Being the heaviest known fundamental particle so far discovered, studies of the top quark play an important role in testing the SM as well as investigating possible extensions of it. In particular, the production of top quark pairs, \(t\bar{t}\), at the LHC form a crucial part of these studies.

Previously I have worked on projects involved in improving the accuracy of predictions based on the SM for the rate of top-quark pair production at the LHC. Specifically, we aimed to look at improving \(t\bar{t}\)-pair invariant mass distributions \(M_{t\bar{t}}\) (and later transverse momentum and rapidity distributions) by including resummation effects related to the emission of soft-gluons (threshold logarithms) and those related to a possible large scale hierarchy between the top mass, \(m_t\), and \(M_{t\bar{t}}\).

We found that augmenting fixed order next-to-leading order (NLO) predictions (complete NNLO was not available at the time) with resummed results, leads to a radically different \(M_{t\bar{t}}\) spectrum as the energy of the \(t\bar{t}\)-pair increases. (Journal, inSPIRE)

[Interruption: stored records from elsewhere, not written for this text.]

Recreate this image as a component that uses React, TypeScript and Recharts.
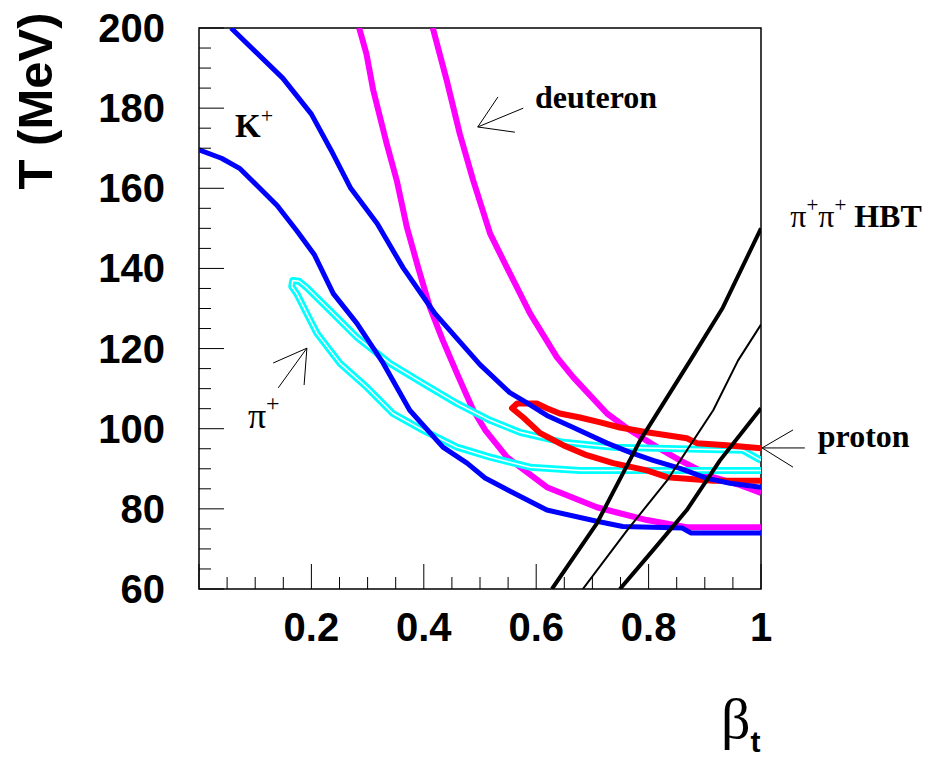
import React from 'react'
import { LineChart, Line, XAxis, YAxis, ReferenceArea, ReferenceLine, ReferenceDot } from 'recharts'

// contours: [beta_t, T in MeV]
const kaonUpper = [
  [0.057, 200], [0.149, 187.5], [0.2, 178.5], [0.235, 169.5], [0.27, 160], [0.317, 151.2], [0.363, 140.2],
  [0.42, 128.7], [0.5, 116], [0.553, 109], [0.577, 107], [0.619, 103.3], [0.666, 100.3],
  [0.726, 96.4], [0.767, 94.1], [0.808, 92.1], [0.856, 90.1], [0.904, 87.6], [0.945, 86.4], [1, 85.4],
]
const kaonLower = [
  [0, 169.6], [0.04, 167.5], [0.073, 164.9], [0.139, 155.7], [0.174, 149.4], [0.205, 143.5],
  [0.239, 133.7], [0.281, 126.3], [0.328, 116.3], [0.375, 104.6], [0.434, 95.4], [0.477, 91.4],
  [0.509, 87.7], [0.559, 84], [0.619, 79.7], [0.708, 76.9], [0.754, 75.6], [0.86, 75.2], [0.875, 74], [1, 74],
]
const deutLower = [
  [0.285, 200], [0.298, 193.5], [0.31, 184.5], [0.334, 171.1], [0.352, 161.9], [0.37, 150.2],
  [0.39, 140.2], [0.411, 130.2], [0.434, 122], [0.459, 113.8], [0.488, 104.6], [0.51, 99.5],
  [0.548, 92.9], [0.619, 85.4], [0.708, 80.4], [0.749, 78.9], [0.797, 77.2], [0.868, 75.4], [1, 75.4],
]
const deutUpper = [
  [0.416, 200], [0.441, 186.8], [0.464, 173.6], [0.488, 161.9], [0.518, 148.7], [0.548, 140.2],
  [0.589, 128.8], [0.637, 117.8], [0.666, 112.8], [0.726, 103.8], [0.767, 99.6], [0.815, 95.4],
  [0.856, 92.1], [0.915, 87.9], [0.963, 85.9], [1, 84],
]
const pionLoop = [
  [1, 92.1], [0.968, 94.6], [0.737, 95.4], [0.648, 96.6], [0.571, 99.1], [0.518, 102.1], [0.459, 106.3],
  [0.399, 111.3], [0.34, 116.3], [0.281, 122.8], [0.233, 129.5], [0.192, 135.2], [0.178, 136.8],
  [0.167, 137], [0.165, 135.5], [0.174, 133.7], [0.192, 128.7], [0.21, 123.8], [0.251, 116.3],
  [0.299, 110.3], [0.345, 103.8], [0.399, 99.6], [0.459, 95.4], [0.518, 92.9], [0.589, 90.4],
  [0.678, 89.6], [1, 89.6],
]
const protonLoop = [
  [1, 95.1], [0.939, 95.9], [0.886, 96.4], [0.868, 97.6], [0.797, 99.1], [0.749, 100.3], [0.714, 101.6],
  [0.678, 102.8], [0.642, 103.8], [0.619, 105.1], [0.601, 106.3], [0.566, 106.3], [0.557, 105.1],
  [0.577, 102.8], [0.607, 98.9], [0.648, 95.9], [0.69, 93.4], [0.737, 91.4], [0.797, 89.6],
  [0.833, 87.9], [0.915, 87], [1, 87],
]
const hbtA = [[0.628, 60], [0.708, 76.4], [0.785, 97.1], [0.874, 117], [0.932, 130.2], [1, 150]]
const hbtB = [[0.683, 60], [0.762, 74.7], [0.833, 87.1], [0.915, 104.6], [0.959, 117], [1, 126]]
const hbtC = [[0.749, 60], [0.808, 69.7], [0.868, 79.7], [0.927, 92.1], [1, 105.1]]

const xTicks = [0, 0.05, 0.1, 0.15, 0.2, 0.25, 0.3, 0.35, 0.4, 0.45, 0.5, 0.55, 0.6, 0.65, 0.7, 0.75, 0.8, 0.85, 0.9, 0.95, 1]
const xMajor = [0, 0.2, 0.4, 0.6, 0.8, 1]
const xLabels = ['', '0.2', '0.4', '0.6', '0.8', '1']
const yTicks = [60, 65, 70, 75, 80, 85, 90, 95, 100, 105, 110, 115, 120, 125, 130, 135, 140, 145, 150, 155, 160, 165, 170, 175, 180, 185, 190, 195, 200]
const yMajor = [60, 80, 100, 120, 140, 160, 180, 200]

// arrows: tip first, then the three barbs
const deutArrow = [[0.496, 175.3], [0.532, 182.8], [0.577, 180], [0.562, 174]]
const pionArrow = [[0.192, 120.1], [0.132, 116.4], [0.141, 110.2], [0.187, 110.9]]
const protonArrow = [[1.002, 95.2], [1.057, 99.7], [1.078, 95.2], [1.057, 90.4]]

const toPts = (a: number[][]) => a.map(([b, t]) => ({ b, t }))

const sans = '"Liberation Sans", Arial, sans-serif'
const serif = '"Liberation Serif", "Times New Roman", serif'

const XTick = (props: any) => {
  const { x, y, payload } = props
  const i = xMajor.indexOf(payload.value)
  const len = i >= 0 ? 25 : 12
  return (
    <g>
      <line x1={x} y1={y} x2={x} y2={y - len} stroke="#000" strokeWidth={1} />
      {i > 0 && (
        <text x={x} y={y + 52} textAnchor="middle" fontFamily={sans} fontWeight="bold" fontSize={40} fill="#000">
          {xLabels[i]}
        </text>
      )}
    </g>
  )
}

const YTick = (props: any) => {
  const { x, y, payload } = props
  const major = yMajor.includes(payload.value)
  return (
    <g>
      <line x1={x} y1={y} x2={x + (major ? 25 : 12)} y2={y} stroke="#000" strokeWidth={1} />
      {major && (
        <text x={x - 34} y={y + 14} textAnchor="end" fontFamily={sans} fontWeight="bold" fontSize={40} fill="#000">
          {payload.value}
        </text>
      )}
    </g>
  )
}

const vbOf = (p: any) => p.viewBox || { x: p.x, y: p.y, width: 0, height: 0 }

const note = (content: (x: number, y: number) => React.ReactNode) => ({
  content: (p: any) => {
    const vb = vbOf(p)
    return content(vb.x, vb.y)
  },
})

const arrow = (a: number[][], key: string) =>
  a.slice(1).map((e, i) => (
    <ReferenceLine
      key={key + i}
      segment={[{ x: a[0][0], y: a[0][1] }, { x: e[0], y: e[1] }]}
      stroke="#000"
      strokeWidth={1}
      ifOverflow="visible"
    />
  ))

const series = (data: number[][], color: string, width: number, key: string) => (
  <Line
    key={key}
    data={toPts(data)}
    dataKey="t"
    type="linear"
    stroke={color}
    strokeWidth={width}
    strokeLinejoin="round"
    dot={false}
    activeDot={false}
    isAnimationActive={false}
  />
)

export default function App() {
  return (
    <div style={{ position: 'absolute', left: 0, top: 0, background: '#fff' }}>
      <LineChart width={935} height={759} margin={{ top: 28, right: 174, bottom: 0, left: 0 }}>
        <XAxis
          type="number"
          dataKey="b"
          domain={[0, 1]}
          ticks={xTicks}
          interval={0}
          allowDataOverflow
          axisLine={false}
          tickLine={false}
          tickSize={0}
          tickMargin={0}
          height={170}
          tick={<XTick />}
          label={{
            content: (p: any) => {
              const vb = vbOf(p)
              return (
                <text x={vb.x + vb.width - 40} y={vb.y + 149} fill="#000">
                  <tspan fontFamily={serif} fontSize={58}>β</tspan>
                  <tspan fontFamily={sans} fontWeight="bold" fontSize={30} dy={14}>t</tspan>
                </text>
              )
            },
          }}
        />
        <YAxis
          type="number"
          dataKey="t"
          domain={[60, 200]}
          ticks={yTicks}
          interval={0}
          allowDataOverflow
          axisLine={false}
          tickLine={false}
          tickSize={0}
          tickMargin={0}
          width={199}
          tick={<YTick />}
          label={{
            content: () => (
              <text
                x={52}
                y={101}
                transform="rotate(-90 52 101)"
                textAnchor="middle"
                fontFamily={sans}
                fontWeight="bold"
                fontSize={49}
                fill="#000"
              >
                T (MeV)
              </text>
            ),
          }}
        />

        {series(deutLower, '#ff00ff', 6, 'dl')}
        {series(deutUpper, '#ff00ff', 6, 'du')}
        {series(pionLoop, '#00ffff', 7, 'pi')}
        {series(pionLoop, '#ffffff', 1.5, 'piw')}
        {series(protonLoop, '#ff0000', 6, 'pr')}
        {series(kaonUpper, '#0000ff', 5, 'ku')}
        {series(kaonLower, '#0000ff', 5, 'kl')}
        {series(hbtA, '#000000', 4, 'ha')}
        {series(hbtB, '#000000', 2, 'hb')}
        {series(hbtC, '#000000', 4, 'hc')}

        <ReferenceArea x1={0} x2={1} y1={60} y2={200} fill="none" stroke="#000" strokeWidth={1.5} ifOverflow="visible" />

        {arrow(deutArrow, 'da')}
        {arrow(pionArrow, 'pa')}
        {arrow(protonArrow, 'pra')}

        <ReferenceDot x={0.064} y={172.8} r={0} fill="none" stroke="none" ifOverflow="visible"
          label={note((x, y) => (
            <text x={x} y={y} fill="#000" fontFamily={serif} fontWeight="bold" fontSize={33}>
              K<tspan fontSize={22} fontWeight="normal" dy={-14}>+</tspan>
            </text>
          ))} />
        <ReferenceDot x={0.598} y={180} r={0} fill="none" stroke="none" ifOverflow="visible"
          label={note((x, y) => (
            <text x={x} y={y} fill="#000" fontFamily={serif} fontWeight="bold" fontSize={32}>deuteron</text>
          ))} />
        <ReferenceDot x={0.087} y={100.2} r={0} fill="none" stroke="none" ifOverflow="visible"
          label={note((x, y) => (
            <text x={x} y={y} fill="#000" fontFamily={serif} fontSize={36}>
              π<tspan fontSize={24} dy={-17}>+</tspan>
            </text>
          ))} />
        <ReferenceDot x={1.052} y={150.3} r={0} fill="none" stroke="none" ifOverflow="visible"
          label={note((x, y) => (
            <text x={x} y={y} fill="#000" fontFamily={serif} fontSize={32}>
              π<tspan fontSize={21} dy={-15}>+</tspan>
              <tspan dy={15}>π</tspan>
              <tspan fontSize={21} dy={-15}>+</tspan>
              <tspan dy={15} fontWeight="bold"> HBT</tspan>
            </text>
          ))} />
        <ReferenceDot x={1.101} y={95.4} r={0} fill="none" stroke="none" ifOverflow="visible"
          label={note((x, y) => (
            <text x={x} y={y} fill="#000" fontFamily={serif} fontWeight="bold" fontSize={32}>proton</text>
          ))} />
      </LineChart>
    </div>
  )
}
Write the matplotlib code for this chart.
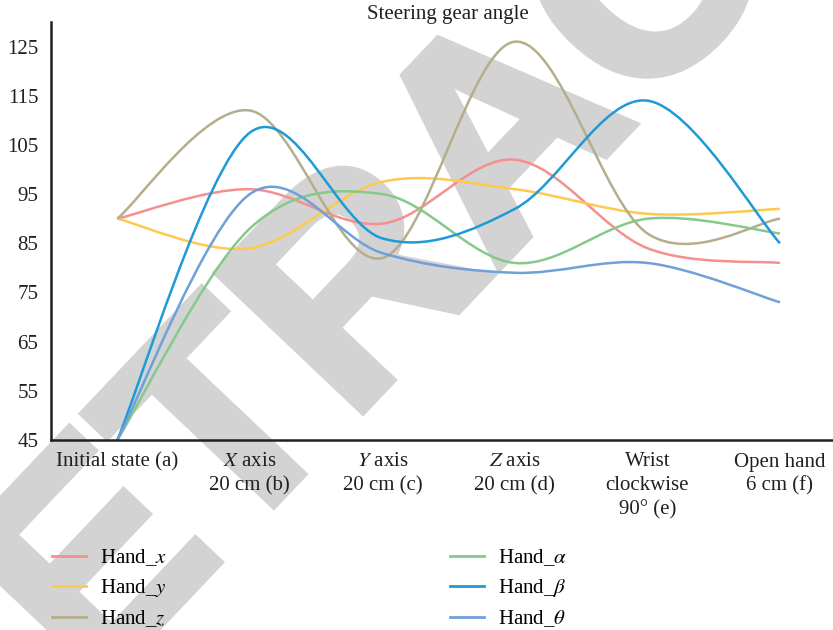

While working on the project, the complete and full next-to-next-to-leading order (NNLO) predictions were computed elsewhere. The group responsible for those calculations spent considerable time studying the choice of factorization and renormalization scale, ultimately advocating (on the basis of perturbative stability among other things) a choice which differed from a common previous choice. Working with this group, we were able to augment their results with our resummed predictions and further study the sensitivity to the previously mentioned scales in our resummed results. Our work showed that the effect of resummation on top of fixed order \(M_{t\bar{t}}\) predictions is to drastically increase the stability of the prediction with respect to the scale choice along with a slight reduction in theory uncertainties. Furthermore we were able to gain some insight into why the instability in scale choice can be reduced. (Journal, inSPIRE)

Beyond this, we also worked in combining these with electroweak corrections (Journal, inSPIRE) and investigating effects on the rapidity distributions \(y_t\) and \(Y_{t\bar{t}}\) (Journal, inSPIRE).